What’s the Big Deal With Acute and Chronic Injuries?

Chronic injuries are often harder to prove for a case. Because there is no contemporaneous documentation, bleeding, swelling, discoloration, fracture, dislocation, or audible sign (i.e., a “snap, crackle, or pop”). It can be a long process to pinpoint how the injury occurred and if the defendant is to blame. Unless the event made it miserably worse, it’s going to be difficult to convince the jury of the damage and there may be no reimbursement because of the lack of proof. In some cases, there is a pre-crash x-ray, MRI or other diagnostic study to compare as against films taken afterwards. That is compelling evidence of “Before vs. After.” However, most people, if they are not having symptoms, do not get routine MRIs, EMGs, CT scans or x-rays.
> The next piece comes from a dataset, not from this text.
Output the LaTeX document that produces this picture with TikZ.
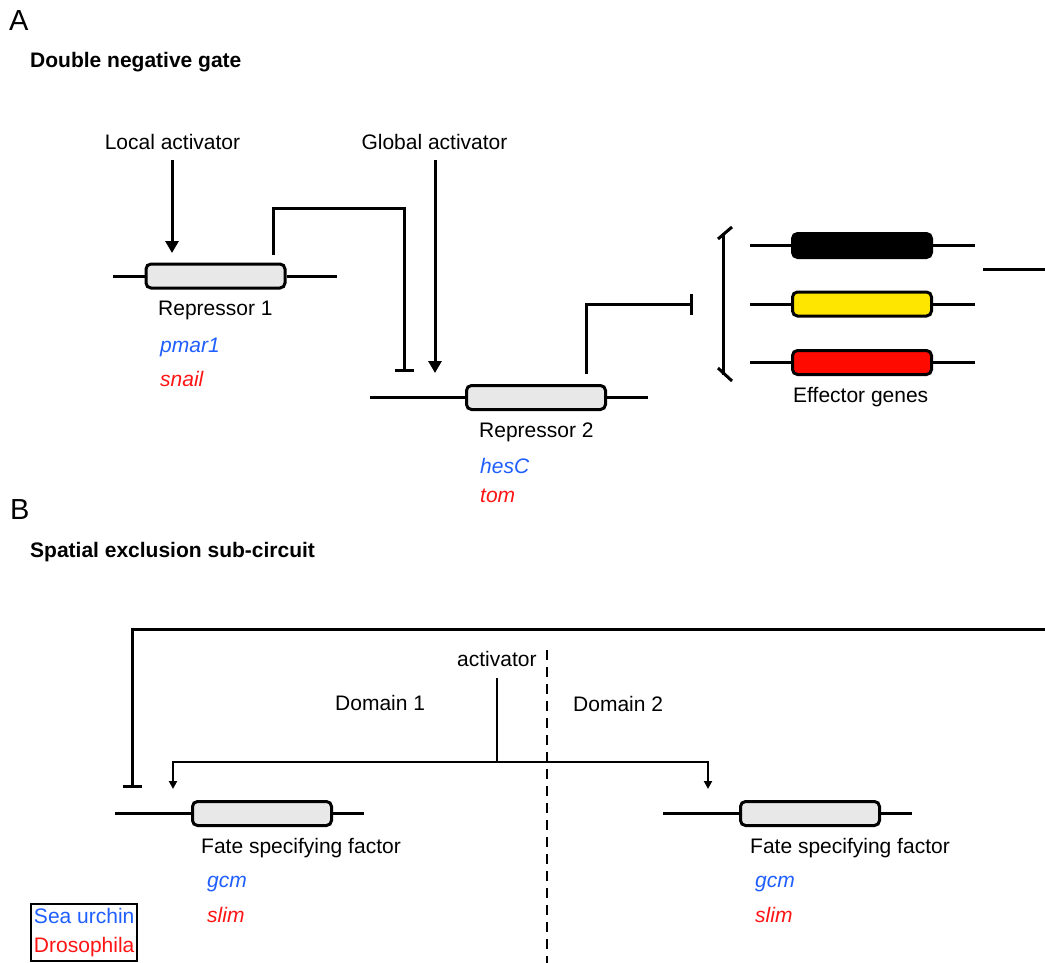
\documentclass[tikz,border=0pt]{standalone}
\usepackage{fontspec}
\setmainfont{Liberation Sans}
\usetikzlibrary{arrows.meta}
\definecolor{urchin}{HTML}{1F5FFF}
\definecolor{fly}{HTML}{FF1414}
\definecolor{genefill}{HTML}{E8E8E8}
\definecolor{effyellow}{HTML}{FFE600}
\definecolor{effred}{HTML}{FF0A00}
\tikzset{
  txt/.style={font=\fontsize{21}{25}\selectfont, inner sep=0pt, anchor=base west},
  ctxt/.style={font=\fontsize{21}{25}\selectfont, inner sep=0pt, anchor=base},
  head/.style={font=\bfseries\fontsize{21}{25}\selectfont, inner sep=0pt, anchor=base west},
  panel/.style={font=\fontsize{29}{33}\selectfont, inner sep=0pt, anchor=base west},
  sea/.style={txt, text=urchin, font=\itshape\fontsize{21}{25}\selectfont},
  dros/.style={txt, text=fly, font=\itshape\fontsize{21}{25}\selectfont},
  gene/.style={draw=black, line width=3pt, rounded corners=5pt, minimum width=139pt,
    minimum height=24pt, inner sep=0pt, fill=genefill},
  dna/.style={line width=3pt},
  act/.style={line width=3pt, -{Triangle[width=13pt,length=12pt]}},
  rep/.style={line width=3pt, -{Bar[width=19pt]}},
  thin act/.style={line width=2pt, -{Triangle[width=8pt,length=8pt]}},
}
\begin{document}
\begin{tikzpicture}[x=1pt,y=-1pt]
\useasboundingbox[fill=white] (0,0) rectangle (1045,963);

% ---------------- Panel A: double negative gate ----------------
\node[panel] (pA) at (9,31) {A};
\node[head] (hA) at (30,68) {Double negative gate};

% Repressor 1
\node[gene] (r1) at (215.5,276) {};
\coordinate (r1l) at (113,276);
\coordinate (r1r) at (337,276);
\draw[dna] (r1l) -- (r1.west);
\draw[dna] (r1.east) -- (r1r);
\node[txt] (r1n) at (158,315) {Repressor 1};
\node[sea] (r1s) at (160,352) {pmar1};
\node[dros] (r1d) at (160,386) {snail};

% Local activator input
\node[ctxt] (loc) at (172.5,150) {Local activator};
\coordinate (locin) at (172,253);
\draw[act] (loc.south -| locin) ++(0,10) -- (locin);

% Repressor 2
\node[gene] (r2) at (536,397.5) {};
\coordinate (r2l) at (370,397.5);
\coordinate (r2r) at (648,397.5);
\draw[dna] (r2l) -- (r2.west);
\draw[dna] (r2.east) -- (r2r);
\node[txt] (r2n) at (479,437) {Repressor 2};
\node[sea] (r2s) at (480,473) {hesC};
\node[dros] (r2d) at (480,502) {tom};

% Global activator input
\node[ctxt] (glob) at (434.5,150) {Global activator};
\coordinate (globin) at (435,373);
\draw[act] (glob.south -| globin) ++(0,10) -- (globin);

% Repressor 1 represses Repressor 2
\coordinate (r1out) at (273,255);
\coordinate (r2rep) at (404,372);
\draw[rep] (r1out) |- (404,209) -- (r2rep);

% Effector genes
\node[gene, fill=black] (e1) at (862,245.5) {};
\node[gene, fill=effyellow] (e2) at (862,304) {};
\node[gene, fill=effred] (e3) at (862,362.5) {};
\foreach \g in {e1,e2,e3}{
  \draw[dna] (\g.west) -- ++(-41,0);
  \draw[dna] (\g.east) -- ++(42,0);
}
\node[txt] (effn) at (793,402) {Effector genes};

% bracket grouping the effector genes
\coordinate (brt) at (723,233);
\coordinate (brb) at (723,375);
\draw[dna] (brt) -- (brb);
\draw[dna] (718,239) -- (732,227);
\draw[dna] (718,368) -- (732,381);

% Repressor 2 represses the effector genes
\coordinate (r2out) at (586,374);
\coordinate (effrep) at (693,304);
\draw[line width=3pt, -{Bar[width=21pt]}] (r2out) |- (effrep);

% line leaving to the right
\coordinate (outa) at (983,269);
\coordinate (outb) at (1045,269);
\draw[dna] (outa) -- (outb);

% ---------------- Panel B: spatial exclusion sub-circuit ----------------
\node[panel] (pB) at (10,519) {B};
\node[head] (hB) at (30,557) {Spatial exclusion sub-circuit};

% domain boundary
\coordinate (bndt) at (547,650);
\coordinate (bndb) at (547,963);
\draw[line width=2pt, dash pattern=on 10pt off 7pt] (bndt) -- (bndb);
\node[txt] (d1) at (335,710) {Domain 1};
\node[txt] (d2) at (573,711) {Domain 2};

% left fate specifying factor
\node[gene] (f1) at (262,813.5) {};
\coordinate (f1l) at (115,813.5);
\coordinate (f1r) at (364,813.5);
\draw[dna] (f1l) -- (f1.west);
\draw[dna] (f1.east) -- (f1r);
\node[txt] (f1n) at (201,853) {Fate specifying factor};
\node[sea] (f1s) at (207,887) {gcm};
\node[dros] (f1d) at (207,922) {slim};

% right fate specifying factor
\node[gene] (f2) at (810,813.5) {};
\coordinate (f2l) at (663,813.5);
\coordinate (f2r) at (912,813.5);
\draw[dna] (f2l) -- (f2.west);
\draw[dna] (f2.east) -- (f2r);
\node[txt] (f2n) at (750,853) {Fate specifying factor};
\node[sea] (f2s) at (755,887) {gcm};
\node[dros] (f2d) at (755,922) {slim};

% activator acting in both domains
\node[txt] (actv) at (457,666) {activator};
\coordinate (actb) at (497,678);
\coordinate (split) at (497,762);
\coordinate (in1) at (173,789);
\coordinate (in2) at (708,789);
\draw[line width=2pt] (actb) -- (split);
\draw[thin act] (split) -| (in1);
\draw[thin act] (split) -| (in2);
\draw[line width=2.6pt] (437,762) -- (split);

% repression fed back from the right
\coordinate (fbin) at (1045,629);
\coordinate (fbrep) at (132,788);
\draw[rep] (fbin) -| (fbrep);

% legend
\node[draw=black, line width=2pt, anchor=north west, inner xsep=3pt, inner ysep=4pt,
  align=left, font=\fontsize{21}{29}\selectfont] (legend) at (30,903)
  {\textcolor{urchin}{Sea urchin}\\\textcolor{fly}{Drosophila}};
\end{tikzpicture}
\end{document}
In many cases, the insurance defense lawyers will argue that while the disabled victim has pain in their back, limited range of motion in their neck, or degenerative disc disease, that this was a long time coming, that they had a hard-working life, and that it is not related to the crash caused by their client. They will argue that the injured plaintiff would had needed the same treatment, surgery, physical therapy etc., as the process of her arthritis, tendinitis, bursitis, etc., as well as way before the unsafe defendant crashed in to them. Where the injured plaintiff has treated with a family doctor, internist, or primary care physician for a long time before, as well as after a crash, that physician may be in a good position to render an opinion as to whether not the current need for treatment, disability, and/or permanency, are all, or partially related to the crash. It is not enough for the plaintiff to claim that they had pain after a crash. That is simply “temporal causation.” In many cases, there needs to be “actual causation,” where the doctor can pinpoint a specific, anatomical change in the body, that was caused by the defendant’s unsafe conduct at that instant.